Researchers from Harvard University and MIT are creating soft robots that can lift objects up to 1,000 times their own weight using only air or water pressure.
While soft robotics has seen major research development and breakthroughs over the last decade, increased flexibility and dexterity has usually meant the use of softer materials, which in turn meant a trade-off of reduced strength and resilience.
The researchers at the Harvard John A. Paulson School of Engineering and Applied Sciences (SEAS), the Wyss Institute at Harvard University and MIT’s Computer Science and Artificial Intelligence Laboratory (CSAIL) have created origami-inspired artificial “muscles” that add strength to soft robots.

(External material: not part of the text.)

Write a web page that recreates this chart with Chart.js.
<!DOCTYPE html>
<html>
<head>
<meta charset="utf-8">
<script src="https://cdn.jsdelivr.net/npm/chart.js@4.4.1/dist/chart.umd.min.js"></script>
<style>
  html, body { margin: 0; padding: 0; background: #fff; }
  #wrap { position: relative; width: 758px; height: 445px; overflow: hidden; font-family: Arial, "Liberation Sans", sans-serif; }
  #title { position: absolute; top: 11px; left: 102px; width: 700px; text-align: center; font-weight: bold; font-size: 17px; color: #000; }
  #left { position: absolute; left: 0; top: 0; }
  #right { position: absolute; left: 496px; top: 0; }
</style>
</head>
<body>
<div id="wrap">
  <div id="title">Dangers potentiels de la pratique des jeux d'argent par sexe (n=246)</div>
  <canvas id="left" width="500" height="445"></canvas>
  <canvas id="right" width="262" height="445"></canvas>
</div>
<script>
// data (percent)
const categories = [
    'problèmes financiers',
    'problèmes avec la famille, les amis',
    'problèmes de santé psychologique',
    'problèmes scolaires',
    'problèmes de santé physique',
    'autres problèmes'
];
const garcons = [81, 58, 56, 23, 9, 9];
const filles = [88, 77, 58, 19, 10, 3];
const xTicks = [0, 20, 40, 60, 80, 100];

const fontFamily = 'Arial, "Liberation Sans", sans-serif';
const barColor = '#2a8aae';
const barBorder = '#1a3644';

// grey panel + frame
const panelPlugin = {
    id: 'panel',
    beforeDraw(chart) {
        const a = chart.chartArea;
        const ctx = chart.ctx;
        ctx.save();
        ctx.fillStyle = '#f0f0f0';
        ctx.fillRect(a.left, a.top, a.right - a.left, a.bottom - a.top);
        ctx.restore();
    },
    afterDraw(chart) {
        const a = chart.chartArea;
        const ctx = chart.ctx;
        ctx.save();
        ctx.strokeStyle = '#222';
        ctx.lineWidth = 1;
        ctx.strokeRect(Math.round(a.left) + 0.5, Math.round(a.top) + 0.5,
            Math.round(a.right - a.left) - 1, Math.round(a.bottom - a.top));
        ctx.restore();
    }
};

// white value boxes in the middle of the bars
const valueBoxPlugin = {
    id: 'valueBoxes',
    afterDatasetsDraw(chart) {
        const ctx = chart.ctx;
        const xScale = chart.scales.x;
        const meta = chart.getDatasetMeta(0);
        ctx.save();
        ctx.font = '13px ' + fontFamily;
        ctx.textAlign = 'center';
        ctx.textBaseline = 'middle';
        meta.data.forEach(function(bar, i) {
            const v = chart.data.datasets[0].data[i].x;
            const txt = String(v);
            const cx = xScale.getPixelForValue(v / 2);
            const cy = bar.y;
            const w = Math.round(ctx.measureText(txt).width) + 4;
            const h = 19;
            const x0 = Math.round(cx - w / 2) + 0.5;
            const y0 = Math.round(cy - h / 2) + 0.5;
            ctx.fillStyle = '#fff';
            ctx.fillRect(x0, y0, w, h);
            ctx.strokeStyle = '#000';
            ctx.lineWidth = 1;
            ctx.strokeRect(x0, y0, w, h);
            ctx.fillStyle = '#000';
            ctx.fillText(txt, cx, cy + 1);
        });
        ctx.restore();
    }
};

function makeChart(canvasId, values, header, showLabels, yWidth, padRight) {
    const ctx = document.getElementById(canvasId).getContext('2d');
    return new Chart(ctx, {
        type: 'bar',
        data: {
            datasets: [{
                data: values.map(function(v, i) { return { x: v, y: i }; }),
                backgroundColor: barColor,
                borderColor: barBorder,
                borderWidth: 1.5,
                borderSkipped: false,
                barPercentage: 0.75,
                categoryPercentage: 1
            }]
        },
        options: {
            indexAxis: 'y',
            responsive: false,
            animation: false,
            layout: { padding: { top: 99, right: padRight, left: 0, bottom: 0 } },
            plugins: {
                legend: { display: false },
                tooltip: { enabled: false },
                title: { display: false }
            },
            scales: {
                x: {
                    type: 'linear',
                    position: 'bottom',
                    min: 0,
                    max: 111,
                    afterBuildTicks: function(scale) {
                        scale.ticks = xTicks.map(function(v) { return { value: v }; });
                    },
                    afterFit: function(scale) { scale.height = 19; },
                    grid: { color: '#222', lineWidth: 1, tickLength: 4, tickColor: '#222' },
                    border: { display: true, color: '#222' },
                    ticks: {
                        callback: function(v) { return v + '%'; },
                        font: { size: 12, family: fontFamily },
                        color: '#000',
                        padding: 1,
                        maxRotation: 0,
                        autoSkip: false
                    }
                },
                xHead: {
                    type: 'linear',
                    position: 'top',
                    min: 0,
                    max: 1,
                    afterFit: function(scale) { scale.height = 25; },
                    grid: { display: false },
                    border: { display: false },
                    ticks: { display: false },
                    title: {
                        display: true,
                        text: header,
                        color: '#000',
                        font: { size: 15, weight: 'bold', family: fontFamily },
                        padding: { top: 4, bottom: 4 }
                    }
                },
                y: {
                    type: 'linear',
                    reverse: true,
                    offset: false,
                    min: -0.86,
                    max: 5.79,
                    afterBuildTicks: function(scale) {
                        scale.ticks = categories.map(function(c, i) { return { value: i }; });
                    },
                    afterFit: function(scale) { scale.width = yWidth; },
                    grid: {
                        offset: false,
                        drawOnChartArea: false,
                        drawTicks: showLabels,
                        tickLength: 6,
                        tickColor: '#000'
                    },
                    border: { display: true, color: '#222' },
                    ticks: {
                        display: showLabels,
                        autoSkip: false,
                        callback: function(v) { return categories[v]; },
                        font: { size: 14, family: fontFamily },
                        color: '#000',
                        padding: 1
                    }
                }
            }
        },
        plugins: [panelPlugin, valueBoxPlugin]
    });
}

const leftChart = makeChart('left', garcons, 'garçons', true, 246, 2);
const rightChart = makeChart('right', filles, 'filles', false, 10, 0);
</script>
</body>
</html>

According to Daniela Rus, a Professor of Electrical Engineering and Computer Science at MIT and one of the senior authors of the research paper, expressed surprise at the strength of the actuators.
“We expected they’d have a higher maximum functional weight than ordinary soft robots, but we didn’t expect a thousand-fold increase,” Rus said.

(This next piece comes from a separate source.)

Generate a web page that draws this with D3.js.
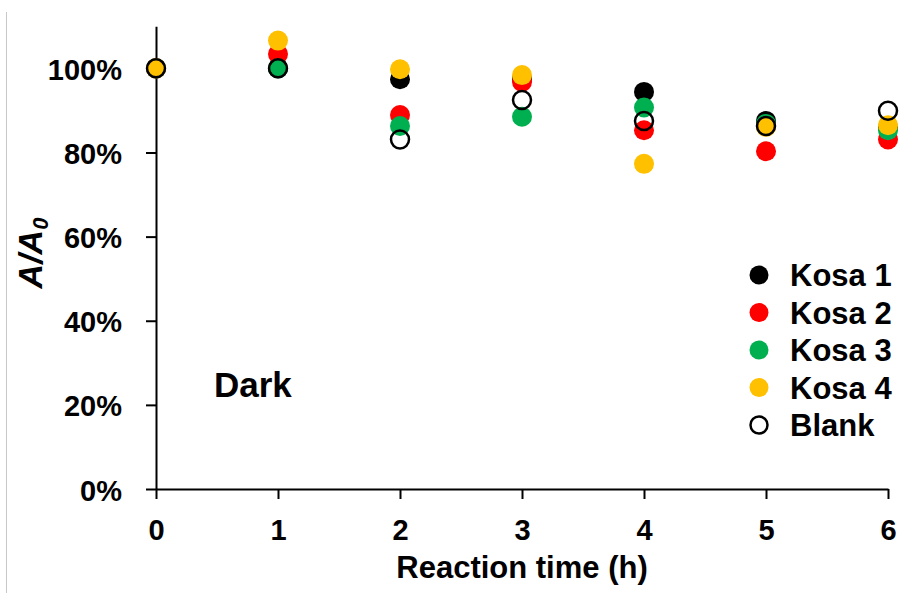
<!DOCTYPE html>
<html>
<head>
<meta charset="utf-8">
<script src="https://cdn.jsdelivr.net/npm/d3@7"></script>
<style>
  html, body { margin: 0; padding: 0; background: #fff; }
  svg { display: block; }
  text { font-family: Arial, "Liberation Sans", sans-serif; font-weight: bold; fill: #000; }
</style>
</head>
<body>
<svg id="chart" width="902" height="593"></svg>
<script>
// ---- data ----
const times = [0, 1, 2, 3, 4, 5, 6];
const xTickLabels = ["0", "1", "2", "3", "4", "5", "6"];
const yTickValues = [0, 0.2, 0.4, 0.6, 0.8, 1.0];
const kosa1 = [1.000, 1.000, 0.974, 0.975, 0.944, 0.875, 0.860];
const kosa2 = [1.000, 1.034, 0.889, 0.968, 0.853, 0.803, 0.831];
const kosa3 = [1.000, 1.000, 0.863, 0.885, 0.907, 0.868, 0.853];
const kosa4 = [1.000, 1.066, 0.998, 0.984, 0.773, 0.861, 0.865];
const blank = [1.000, 1.000, 0.831, 0.925, 0.875, 0.863, 0.899];
const seriesNames = ["Kosa 1", "Kosa 2", "Kosa 3", "Kosa 4", "Blank"];
const seriesValues = [kosa1, kosa2, kosa3, kosa4, blank];
const seriesFill = ["#000000", "#FF0000", "#00B050", "#FFC000", "none"];
const seriesStroke = ["none", "none", "none", "none", "#000000"];

// ---- layout ----
const svg = d3.select("#chart");
const x = d3.scaleLinear().domain([0, 6]).range([156, 888]);
const y = d3.scaleLinear().domain([0, 1.1]).range([489, 26.3]);

// thin grey border line at left
svg.append("line").attr("x1", 6.5).attr("x2", 6.5).attr("y1", 12).attr("y2", 593)
  .attr("stroke", "#c8c8c8").attr("stroke-width", 1);

// x axis
const xAxis = d3.axisBottom(x).tickValues(times).tickFormat((d, i) => xTickLabels[i])
  .tickSizeOuter(0).tickSizeInner(10).tickPadding(20);
const gx = svg.append("g").attr("transform", `translate(0,${y(0)})`).call(xAxis);
gx.select(".domain").attr("stroke", "#000").attr("stroke-width", 2);
gx.selectAll(".tick line").attr("stroke", "#000").attr("stroke-width", 2);
gx.selectAll(".tick text").attr("font-size", 29).attr("font-family", "Arial, 'Liberation Sans', sans-serif")
  .attr("font-weight", "bold").attr("fill", "#000").attr("dy", null).attr("y", 51);

// y axis
const yAxis = d3.axisLeft(y).tickValues(yTickValues).tickFormat(d3.format(".0%"))
  .tickSizeOuter(0).tickSizeInner(10).tickPadding(24);
const gy = svg.append("g").attr("transform", `translate(${x(0)},0)`).call(yAxis);
gy.select(".domain").attr("stroke", "#000").attr("stroke-width", 2);
gy.selectAll(".tick line").attr("stroke", "#000").attr("stroke-width", 2);
gy.selectAll(".tick text").attr("font-size", 29).attr("font-family", "Arial, 'Liberation Sans', sans-serif")
  .attr("font-weight", "bold").attr("fill", "#000").attr("dy", null).attr("y", 11).attr("x", -34);

// points
seriesValues.forEach((vals, si) => {
  svg.append("g").selectAll("circle").data(vals).join("circle")
    .attr("cx", (d, i) => x(times[i]))
    .attr("cy", d => y(d))
    .attr("r", seriesStroke[si] === "none" ? 10 : 9)
    .attr("fill", seriesFill[si])
    .attr("stroke", seriesStroke[si])
    .attr("stroke-width", 2.5);
});

// axis titles
svg.append("text").attr("x", 522).attr("y", 578).attr("text-anchor", "middle")
  .attr("font-size", 31).text("Reaction time (h)");

const yt = svg.append("text").attr("transform", "translate(42,253) rotate(-90)")
  .attr("text-anchor", "middle").attr("font-size", 34).attr("font-style", "italic");
yt.append("tspan").text("A/A");
yt.append("tspan").attr("font-size", 22).attr("dy", 6).text("0");

// Dark label
svg.append("text").attr("x", 214).attr("y", 397).attr("font-size", 35).text("Dark");

// legend
const legendY = d3.scaleLinear().domain([0, 4]).range([275, 425]);
const lg = svg.append("g");
seriesNames.forEach((name, i) => {
  lg.append("circle").attr("cx", 759).attr("cy", legendY(i))
    .attr("r", seriesStroke[i] === "none" ? 9.5 : 8.5)
    .attr("fill", seriesFill[i] === "none" ? "#FFFFFF" : seriesFill[i])
    .attr("stroke", seriesStroke[i]).attr("stroke-width", 2.5);
  lg.append("text").attr("x", 790).attr("y", legendY(i) + 11).attr("font-size", 31).text(name);
});
</script>
</body>
</html>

Corresponding author of the research paper, Robert J. Wood, a Professor of Engineering and Applied Sciences at the SEAS, says artificial muscle-like actuators are one of the most important grand challenges in all of engineering.
“Now that we have created actuators with properties similar to natural muscle, we can imagine building almost any robot for almost any task,” he explained.
Each artificial muscle consists of an inner 'skeleton' of metal coil or folded plastic sheets. This structure is surrounded by air or fluid and sealed inside a plastic or textile bag.
The muscle moves thanks to a vacuum that is applied to the inside of the bag. This causes the bag to collapse onto the skeleton, creating tension that drives the motion. The muscle’s movement is directed entirely by the shape and composition of the skeleton, with no other power source or human input required.
The engineers point out that the muscles are 'programmable' – designing how the skeleton folds defines the movement of the whole structure. This eliminates the need for a control system, simplifies the algorithms required, and allows the muscles to be very compact and simple, and thus more appropriate for mobile or body-mounted systems.
The researchers have experimented with various materials, different skeleton shapes, and different muscle functionality, ranging from some that can contract down to 10 per cent of their original size, lift a delicate flower off the ground, or twist into a coil.
The artificial muscles are able to generate about six times more force per unit area than mammalian skeletal muscle can, and a 2.6 g muscle can lift a 3 kg object. They are also quick to assemble and cost-effective.